> _Entries supplied_:
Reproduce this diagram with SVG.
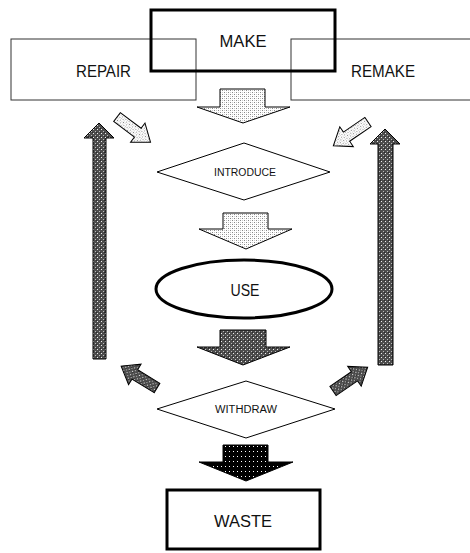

* * *

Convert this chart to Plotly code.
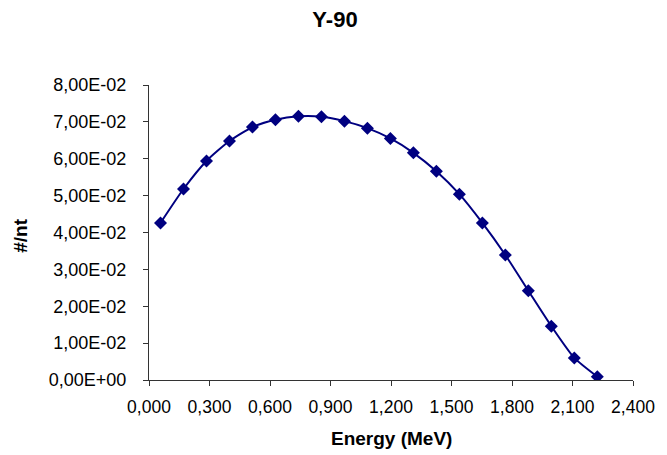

==

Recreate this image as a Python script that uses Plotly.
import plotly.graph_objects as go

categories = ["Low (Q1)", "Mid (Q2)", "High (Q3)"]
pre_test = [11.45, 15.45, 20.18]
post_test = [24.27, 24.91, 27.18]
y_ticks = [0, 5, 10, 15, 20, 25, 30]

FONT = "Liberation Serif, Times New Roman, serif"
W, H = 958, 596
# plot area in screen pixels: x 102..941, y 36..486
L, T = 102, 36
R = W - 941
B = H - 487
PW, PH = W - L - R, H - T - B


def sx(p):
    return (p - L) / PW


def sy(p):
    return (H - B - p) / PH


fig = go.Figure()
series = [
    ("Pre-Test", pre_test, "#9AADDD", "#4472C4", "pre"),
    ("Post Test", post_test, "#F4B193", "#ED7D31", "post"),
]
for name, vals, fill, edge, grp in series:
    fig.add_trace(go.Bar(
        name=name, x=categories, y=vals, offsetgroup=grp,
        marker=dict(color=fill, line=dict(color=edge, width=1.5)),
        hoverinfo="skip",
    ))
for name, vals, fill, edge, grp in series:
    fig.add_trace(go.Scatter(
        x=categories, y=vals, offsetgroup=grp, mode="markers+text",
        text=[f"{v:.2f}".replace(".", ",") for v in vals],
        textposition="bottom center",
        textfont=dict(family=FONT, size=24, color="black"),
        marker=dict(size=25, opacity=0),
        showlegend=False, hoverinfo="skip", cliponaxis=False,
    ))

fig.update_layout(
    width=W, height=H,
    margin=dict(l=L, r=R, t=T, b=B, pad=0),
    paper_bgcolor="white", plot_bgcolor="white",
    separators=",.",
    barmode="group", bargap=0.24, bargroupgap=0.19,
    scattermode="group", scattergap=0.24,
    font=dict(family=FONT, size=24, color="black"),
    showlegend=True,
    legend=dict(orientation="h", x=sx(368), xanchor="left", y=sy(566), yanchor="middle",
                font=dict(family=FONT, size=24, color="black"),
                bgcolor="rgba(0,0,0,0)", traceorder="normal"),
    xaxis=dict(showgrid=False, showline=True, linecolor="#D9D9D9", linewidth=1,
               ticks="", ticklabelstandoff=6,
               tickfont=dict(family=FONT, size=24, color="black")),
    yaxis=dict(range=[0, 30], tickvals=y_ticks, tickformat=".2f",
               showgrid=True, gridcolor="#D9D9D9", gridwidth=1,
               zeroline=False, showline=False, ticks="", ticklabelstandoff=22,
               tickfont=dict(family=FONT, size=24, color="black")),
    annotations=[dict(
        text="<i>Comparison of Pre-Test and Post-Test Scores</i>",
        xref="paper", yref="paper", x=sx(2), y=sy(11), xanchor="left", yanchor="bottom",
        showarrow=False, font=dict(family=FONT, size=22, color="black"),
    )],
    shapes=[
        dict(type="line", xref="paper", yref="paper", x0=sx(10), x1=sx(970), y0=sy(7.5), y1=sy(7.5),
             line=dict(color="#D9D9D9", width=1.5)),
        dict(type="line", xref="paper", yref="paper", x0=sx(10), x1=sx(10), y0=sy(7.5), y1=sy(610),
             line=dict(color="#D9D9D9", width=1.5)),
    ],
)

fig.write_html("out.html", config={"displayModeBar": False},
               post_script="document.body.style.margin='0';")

> _Exercise objective_: Each line in the listing above that contains "this" should be copied.

> _Solved problem_:
Reproduce this diagram with SVG.
Convert this chart to Plotly code.
Recreate this image as a Python script that uses Plotly.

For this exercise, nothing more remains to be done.